Without the pictures, set down the records below word for word.

(Records with drawing code)
┏━━

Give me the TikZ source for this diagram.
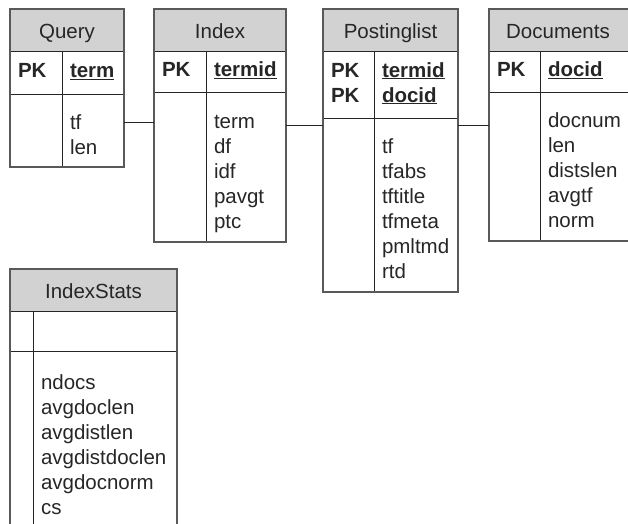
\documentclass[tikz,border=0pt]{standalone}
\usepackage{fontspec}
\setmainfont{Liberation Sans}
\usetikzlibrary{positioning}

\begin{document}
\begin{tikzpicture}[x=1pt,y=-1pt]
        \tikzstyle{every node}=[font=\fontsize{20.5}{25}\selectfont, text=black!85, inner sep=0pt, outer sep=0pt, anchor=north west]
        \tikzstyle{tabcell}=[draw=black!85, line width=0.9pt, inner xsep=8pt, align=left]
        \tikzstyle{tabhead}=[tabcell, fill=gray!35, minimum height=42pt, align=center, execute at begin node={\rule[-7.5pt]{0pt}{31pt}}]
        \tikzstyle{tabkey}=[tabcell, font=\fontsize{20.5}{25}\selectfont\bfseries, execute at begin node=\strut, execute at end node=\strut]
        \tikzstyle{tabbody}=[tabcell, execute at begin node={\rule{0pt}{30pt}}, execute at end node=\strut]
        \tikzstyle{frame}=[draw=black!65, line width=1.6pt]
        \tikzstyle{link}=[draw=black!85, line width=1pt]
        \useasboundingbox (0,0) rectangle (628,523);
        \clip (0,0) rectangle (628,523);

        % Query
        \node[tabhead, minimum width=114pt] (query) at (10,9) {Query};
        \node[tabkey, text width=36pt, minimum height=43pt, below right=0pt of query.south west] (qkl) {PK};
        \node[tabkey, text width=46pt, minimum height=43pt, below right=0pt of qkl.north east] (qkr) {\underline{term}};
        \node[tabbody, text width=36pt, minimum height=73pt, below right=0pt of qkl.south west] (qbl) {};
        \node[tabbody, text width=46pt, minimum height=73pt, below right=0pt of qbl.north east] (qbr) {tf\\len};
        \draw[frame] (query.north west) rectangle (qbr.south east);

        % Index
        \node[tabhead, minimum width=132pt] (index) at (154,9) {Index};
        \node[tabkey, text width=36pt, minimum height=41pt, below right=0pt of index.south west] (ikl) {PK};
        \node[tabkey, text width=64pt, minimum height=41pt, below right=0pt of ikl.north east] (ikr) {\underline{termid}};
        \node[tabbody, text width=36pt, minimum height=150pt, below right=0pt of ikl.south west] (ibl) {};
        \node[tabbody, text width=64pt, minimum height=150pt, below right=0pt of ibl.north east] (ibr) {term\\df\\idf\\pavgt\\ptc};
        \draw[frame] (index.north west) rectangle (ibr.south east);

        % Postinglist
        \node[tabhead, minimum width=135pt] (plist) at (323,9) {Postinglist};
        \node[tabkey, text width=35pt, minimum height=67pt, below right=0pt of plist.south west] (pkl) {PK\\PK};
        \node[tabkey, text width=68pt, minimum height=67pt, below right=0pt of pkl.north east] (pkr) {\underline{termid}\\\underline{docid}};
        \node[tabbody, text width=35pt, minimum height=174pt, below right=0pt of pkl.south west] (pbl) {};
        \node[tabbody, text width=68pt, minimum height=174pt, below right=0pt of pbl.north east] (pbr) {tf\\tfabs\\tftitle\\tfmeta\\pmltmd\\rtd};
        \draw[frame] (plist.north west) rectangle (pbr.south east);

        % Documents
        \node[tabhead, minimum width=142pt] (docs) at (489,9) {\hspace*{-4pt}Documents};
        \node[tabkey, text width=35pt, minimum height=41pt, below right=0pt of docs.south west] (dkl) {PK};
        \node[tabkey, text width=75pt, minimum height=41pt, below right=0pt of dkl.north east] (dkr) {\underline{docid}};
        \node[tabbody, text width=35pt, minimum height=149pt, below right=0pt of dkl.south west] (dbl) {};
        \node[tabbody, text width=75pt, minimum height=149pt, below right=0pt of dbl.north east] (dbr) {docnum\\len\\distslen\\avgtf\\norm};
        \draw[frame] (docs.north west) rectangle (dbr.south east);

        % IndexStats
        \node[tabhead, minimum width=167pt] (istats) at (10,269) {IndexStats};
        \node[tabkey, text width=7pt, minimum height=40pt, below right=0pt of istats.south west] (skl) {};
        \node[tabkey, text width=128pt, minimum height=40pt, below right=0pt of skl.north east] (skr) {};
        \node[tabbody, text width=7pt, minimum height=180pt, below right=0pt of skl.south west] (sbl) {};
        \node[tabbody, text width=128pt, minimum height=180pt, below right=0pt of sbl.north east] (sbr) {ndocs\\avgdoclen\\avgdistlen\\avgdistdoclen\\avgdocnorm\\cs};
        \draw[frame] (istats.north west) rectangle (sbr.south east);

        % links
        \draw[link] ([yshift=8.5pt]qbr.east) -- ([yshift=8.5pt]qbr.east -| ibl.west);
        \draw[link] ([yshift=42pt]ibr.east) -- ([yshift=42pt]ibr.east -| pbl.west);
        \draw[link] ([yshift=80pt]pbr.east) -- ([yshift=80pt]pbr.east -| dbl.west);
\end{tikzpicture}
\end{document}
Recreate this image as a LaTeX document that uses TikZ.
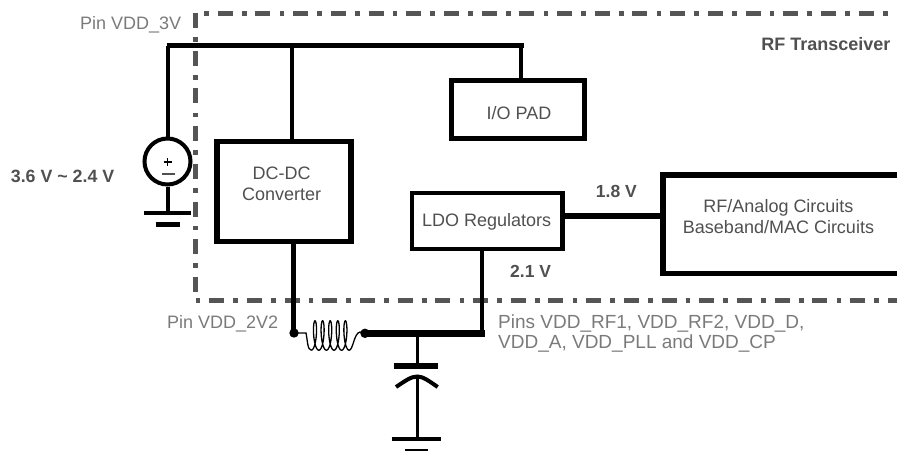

┗━━

SOLUTION FOR THIS PROBLEM -
Give me the TikZ source for this diagram.
\documentclass[tikz,border=0pt]{standalone}
\usepackage{fontspec}
\setmainfont{Liberation Sans}
\usetikzlibrary{positioning}

\begin{document}
\begin{tikzpicture}[x=1pt,y=-1pt]
        \tikzstyle{every node}=[font=\fontsize{20.5}{25}\selectfont, text=black!85, inner sep=0pt, outer sep=0pt, anchor=north west]
        \tikzstyle{tabcell}=[draw=black!85, line width=0.9pt, inner xsep=8pt, align=left]
        \tikzstyle{tabhead}=[tabcell, fill=gray!35, minimum height=42pt, align=center, execute at begin node={\rule[-7.5pt]{0pt}{31pt}}]
        \tikzstyle{tabkey}=[tabcell, font=\fontsize{20.5}{25}\selectfont\bfseries, execute at begin node=\strut, execute at end node=\strut]
        \tikzstyle{tabbody}=[tabcell, execute at begin node={\rule{0pt}{30pt}}, execute at end node=\strut]
        \tikzstyle{frame}=[draw=black!65, line width=1.6pt]
        \tikzstyle{link}=[draw=black!85, line width=1pt]
        \useasboundingbox (0,0) rectangle (628,523);
        \clip (0,0) rectangle (628,523);

        % Query
        \node[tabhead, minimum width=114pt] (query) at (10,9) {Query};
        \node[tabkey, text width=36pt, minimum height=43pt, below right=0pt of query.south west] (qkl) {PK};
        \node[tabkey, text width=46pt, minimum height=43pt, below right=0pt of qkl.north east] (qkr) {\underline{term}};
        \node[tabbody, text width=36pt, minimum height=73pt, below right=0pt of qkl.south west] (qbl) {};
        \node[tabbody, text width=46pt, minimum height=73pt, below right=0pt of qbl.north east] (qbr) {tf\\len};
        \draw[frame] (query.north west) rectangle (qbr.south east);

        % Index
        \node[tabhead, minimum width=132pt] (index) at (154,9) {Index};
        \node[tabkey, text width=36pt, minimum height=41pt, below right=0pt of index.south west] (ikl) {PK};
        \node[tabkey, text width=64pt, minimum height=41pt, below right=0pt of ikl.north east] (ikr) {\underline{termid}};
        \node[tabbody, text width=36pt, minimum height=150pt, below right=0pt of ikl.south west] (ibl) {};
        \node[tabbody, text width=64pt, minimum height=150pt, below right=0pt of ibl.north east] (ibr) {term\\df\\idf\\pavgt\\ptc};
        \draw[frame] (index.north west) rectangle (ibr.south east);

        % Postinglist
        \node[tabhead, minimum width=135pt] (plist) at (323,9) {Postinglist};
        \node[tabkey, text width=35pt, minimum height=67pt, below right=0pt of plist.south west] (pkl) {PK\\PK};
        \node[tabkey, text width=68pt, minimum height=67pt, below right=0pt of pkl.north east] (pkr) {\underline{termid}\\\underline{docid}};
        \node[tabbody, text width=35pt, minimum height=174pt, below right=0pt of pkl.south west] (pbl) {};
        \node[tabbody, text width=68pt, minimum height=174pt, below right=0pt of pbl.north east] (pbr) {tf\\tfabs\\tftitle\\tfmeta\\pmltmd\\rtd};
        \draw[frame] (plist.north west) rectangle (pbr.south east);

        % Documents
        \node[tabhead, minimum width=142pt] (docs) at (489,9) {\hspace*{-4pt}Documents};
        \node[tabkey, text width=35pt, minimum height=41pt, below right=0pt of docs.south west] (dkl) {PK};
        \node[tabkey, text width=75pt, minimum height=41pt, below right=0pt of dkl.north east] (dkr) {\underline{docid}};
        \node[tabbody, text width=35pt, minimum height=149pt, below right=0pt of dkl.south west] (dbl) {};
        \node[tabbody, text width=75pt, minimum height=149pt, below right=0pt of dbl.north east] (dbr) {docnum\\len\\distslen\\avgtf\\norm};
        \draw[frame] (docs.north west) rectangle (dbr.south east);

        % IndexStats
        \node[tabhead, minimum width=167pt] (istats) at (10,269) {IndexStats};
        \node[tabkey, text width=7pt, minimum height=40pt, below right=0pt of istats.south west] (skl) {};
        \node[tabkey, text width=128pt, minimum height=40pt, below right=0pt of skl.north east] (skr) {};
        \node[tabbody, text width=7pt, minimum height=180pt, below right=0pt of skl.south west] (sbl) {};
        \node[tabbody, text width=128pt, minimum height=180pt, below right=0pt of sbl.north east] (sbr) {ndocs\\avgdoclen\\avgdistlen\\avgdistdoclen\\avgdocnorm\\cs};
        \draw[frame] (istats.north west) rectangle (sbr.south east);

        % links
        \draw[link] ([yshift=8.5pt]qbr.east) -- ([yshift=8.5pt]qbr.east -| ibl.west);
        \draw[link] ([yshift=42pt]ibr.east) -- ([yshift=42pt]ibr.east -| pbl.west);
        \draw[link] ([yshift=80pt]pbr.east) -- ([yshift=80pt]pbr.east -| dbl.west);
\end{tikzpicture}
\end{document}
Recreate this image as a LaTeX document that uses TikZ.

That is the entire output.